> [Instructions for the task]:
Transcribe each line of the records below exactly, excluding any embedded images.

* Begin *

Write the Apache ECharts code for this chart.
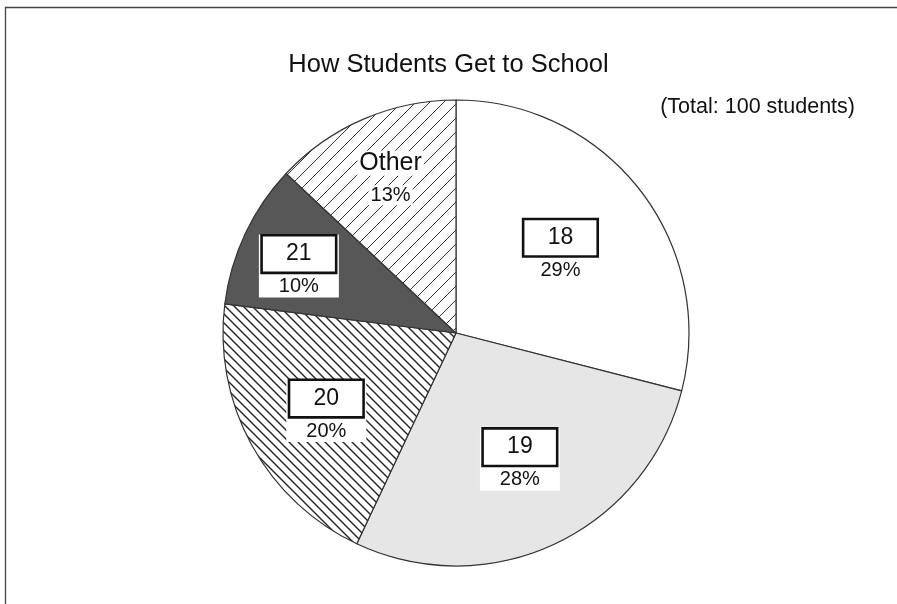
<!DOCTYPE html>
<html>
<head>
<meta charset="utf-8">
<script src="https://cdn.jsdelivr.net/npm/echarts@6/dist/echarts.min.js"></script>
<style>
html,body{margin:0;padding:0;background:#fff;}
#chart{width:897px;height:604px;}
</style>
</head>
<body>
<div id="chart"></div>
<script>
// ---- data ----
const categories = ['18', '19', '20', '21', 'Other'];
const percents = [29, 28, 20, 10, 13];
const titleText = 'How Students Get to School';
const subtitleText = '(Total: 100 students)';

// ---- styling helpers ----
function hatch(size, width, dir, color) {
  const c = document.createElement('canvas');
  c.width = size; c.height = size;
  const ctx = c.getContext('2d');
  ctx.fillStyle = '#fff';
  ctx.fillRect(0, 0, size, size);
  ctx.strokeStyle = color;
  ctx.lineWidth = width;
  ctx.beginPath();
  if (dir === '/') {
    ctx.moveTo(0, size); ctx.lineTo(size, 0);
    ctx.moveTo(-2, 2); ctx.lineTo(2, -2);
    ctx.moveTo(size - 2, size + 2); ctx.lineTo(size + 2, size - 2);
  } else {
    ctx.moveTo(0, 0); ctx.lineTo(size, size);
    ctx.moveTo(size - 2, -2); ctx.lineTo(size + 2, 2);
    ctx.moveTo(-2, size - 2); ctx.lineTo(2, size + 2);
  }
  ctx.stroke();
  return { image: c, repeat: 'repeat' };
}

const fills = ['#ffffff', '#e6e6e6', hatch(9, 1.4, '\\', '#222'), '#575757', hatch(14, 1, '/', '#333')];
const labelOffsets = [[10, -10], [13, 18], [-25, 20], [-49, -16], [-18, -46]];

const boxRich = {
  b: { fontFamily: 'Liberation Sans', fontSize: 23, color: '#111', width: 72, height: 35, align: 'center',
       borderColor: '#111', borderWidth: 2.6, backgroundColor: '#fff', lineHeight: 35 },
  p: { fontFamily: 'Liberation Sans', fontSize: 20, color: '#111', lineHeight: 26, align: 'center',
       padding: [4, 0, 0, 0] },
  o: { fontFamily: 'Liberation Sans', fontSize: 25, color: '#111', lineHeight: 36, align: 'center',
       backgroundColor: '#fff', padding: [0, 2] },
  q: { fontFamily: 'Liberation Sans', fontSize: 20, color: '#111', lineHeight: 28, align: 'center',
       backgroundColor: '#fff', padding: [0, 2] }
};

const data = categories.map((name, i) => {
  const isOther = name === 'Other';
  return {
    name: name,
    value: percents[i],
    itemStyle: { color: fills[i] },
    label: isOther ? {
      formatter: '{o|' + name + '}\n{q|' + percents[i] + '%}',
      backgroundColor: 'transparent',
      padding: 0
    } : {
      formatter: '{b|' + name + '}\n{p|' + percents[i] + '%}',
      backgroundColor: '#fff',
      padding: [2, 4, 0, 4]
    }
  };
});

const chart = echarts.init(document.getElementById('chart'), null, { renderer: 'canvas' });
chart.setOption({
  animation: false,
  backgroundColor: '#fff',
  title: [
    { text: titleText, left: 'center', top: 47,
      textStyle: { fontFamily: 'Liberation Sans', fontSize: 25.5, fontWeight: 'normal', color: '#111' } },
    { text: subtitleText, right: 37, top: 91,
      textStyle: { fontFamily: 'Liberation Sans', fontSize: 21.5, fontWeight: 'normal', color: '#111' } }
  ],
  graphic: [
    { type: 'polyline', silent: true,
      shape: { points: [[5.5, 610], [5.5, 7.5], [905, 7.5]] },
      style: { stroke: '#444', lineWidth: 1.3, fill: null } }
  ],
  series: [{
    type: 'pie',
    center: [456, 333],
    radius: 233,
    startAngle: 90,
    clockwise: true,
    silent: true,
    emphasis: { disabled: true },
    itemStyle: { borderColor: '#333', borderWidth: 1.2 },
    label: { show: true, position: 'inside', rich: boxRich },
    labelLine: { show: false },
    labelLayout: function (params) {
      const o = labelOffsets[params.dataIndex];
      return { dx: o[0], dy: o[1] };
    },
    data: data
  }]
});
</script>
</body>
</html>
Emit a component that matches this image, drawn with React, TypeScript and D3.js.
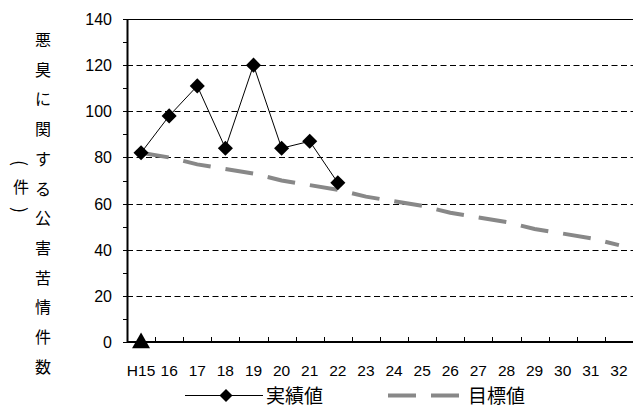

* End *

> [Output]:
Write the Apache ECharts code for this chart.
<!DOCTYPE html>
<html>
<head>
<meta charset="utf-8">
<script src="https://cdn.jsdelivr.net/npm/echarts@6/dist/echarts.min.js"></script>
<style>
html,body{margin:0;padding:0;background:#fff;}
#chart{width:897px;height:604px;}
</style>
</head>
<body>
<div id="chart"></div>
<script>
// ---- data ----
const categories = ['18', '19', '20', '21', 'Other'];
const percents = [29, 28, 20, 10, 13];
const titleText = 'How Students Get to School';
const subtitleText = '(Total: 100 students)';

// ---- styling helpers ----
function hatch(size, width, dir, color) {
  const c = document.createElement('canvas');
  c.width = size; c.height = size;
  const ctx = c.getContext('2d');
  ctx.fillStyle = '#fff';
  ctx.fillRect(0, 0, size, size);
  ctx.strokeStyle = color;
  ctx.lineWidth = width;
  ctx.beginPath();
  if (dir === '/') {
    ctx.moveTo(0, size); ctx.lineTo(size, 0);
    ctx.moveTo(-2, 2); ctx.lineTo(2, -2);
    ctx.moveTo(size - 2, size + 2); ctx.lineTo(size + 2, size - 2);
  } else {
    ctx.moveTo(0, 0); ctx.lineTo(size, size);
    ctx.moveTo(size - 2, -2); ctx.lineTo(size + 2, 2);
    ctx.moveTo(-2, size - 2); ctx.lineTo(2, size + 2);
  }
  ctx.stroke();
  return { image: c, repeat: 'repeat' };
}

const fills = ['#ffffff', '#e6e6e6', hatch(9, 1.4, '\\', '#222'), '#575757', hatch(14, 1, '/', '#333')];
const labelOffsets = [[10, -10], [13, 18], [-25, 20], [-49, -16], [-18, -46]];

const boxRich = {
  b: { fontFamily: 'Liberation Sans', fontSize: 23, color: '#111', width: 72, height: 35, align: 'center',
       borderColor: '#111', borderWidth: 2.6, backgroundColor: '#fff', lineHeight: 35 },
  p: { fontFamily: 'Liberation Sans', fontSize: 20, color: '#111', lineHeight: 26, align: 'center',
       padding: [4, 0, 0, 0] },
  o: { fontFamily: 'Liberation Sans', fontSize: 25, color: '#111', lineHeight: 36, align: 'center',
       backgroundColor: '#fff', padding: [0, 2] },
  q: { fontFamily: 'Liberation Sans', fontSize: 20, color: '#111', lineHeight: 28, align: 'center',
       backgroundColor: '#fff', padding: [0, 2] }
};

const data = categories.map((name, i) => {
  const isOther = name === 'Other';
  return {
    name: name,
    value: percents[i],
    itemStyle: { color: fills[i] },
    label: isOther ? {
      formatter: '{o|' + name + '}\n{q|' + percents[i] + '%}',
      backgroundColor: 'transparent',
      padding: 0
    } : {
      formatter: '{b|' + name + '}\n{p|' + percents[i] + '%}',
      backgroundColor: '#fff',
      padding: [2, 4, 0, 4]
    }
  };
});

const chart = echarts.init(document.getElementById('chart'), null, { renderer: 'canvas' });
chart.setOption({
  animation: false,
  backgroundColor: '#fff',
  title: [
    { text: titleText, left: 'center', top: 47,
      textStyle: { fontFamily: 'Liberation Sans', fontSize: 25.5, fontWeight: 'normal', color: '#111' } },
    { text: subtitleText, right: 37, top: 91,
      textStyle: { fontFamily: 'Liberation Sans', fontSize: 21.5, fontWeight: 'normal', color: '#111' } }
  ],
  graphic: [
    { type: 'polyline', silent: true,
      shape: { points: [[5.5, 610], [5.5, 7.5], [905, 7.5]] },
      style: { stroke: '#444', lineWidth: 1.3, fill: null } }
  ],
  series: [{
    type: 'pie',
    center: [456, 333],
    radius: 233,
    startAngle: 90,
    clockwise: true,
    silent: true,
    emphasis: { disabled: true },
    itemStyle: { borderColor: '#333', borderWidth: 1.2 },
    label: { show: true, position: 'inside', rich: boxRich },
    labelLine: { show: false },
    labelLayout: function (params) {
      const o = labelOffsets[params.dataIndex];
      return { dx: o[0], dy: o[1] };
    },
    data: data
  }]
});
</script>
</body>
</html>
Emit a component that matches this image, drawn with React, TypeScript and D3.js.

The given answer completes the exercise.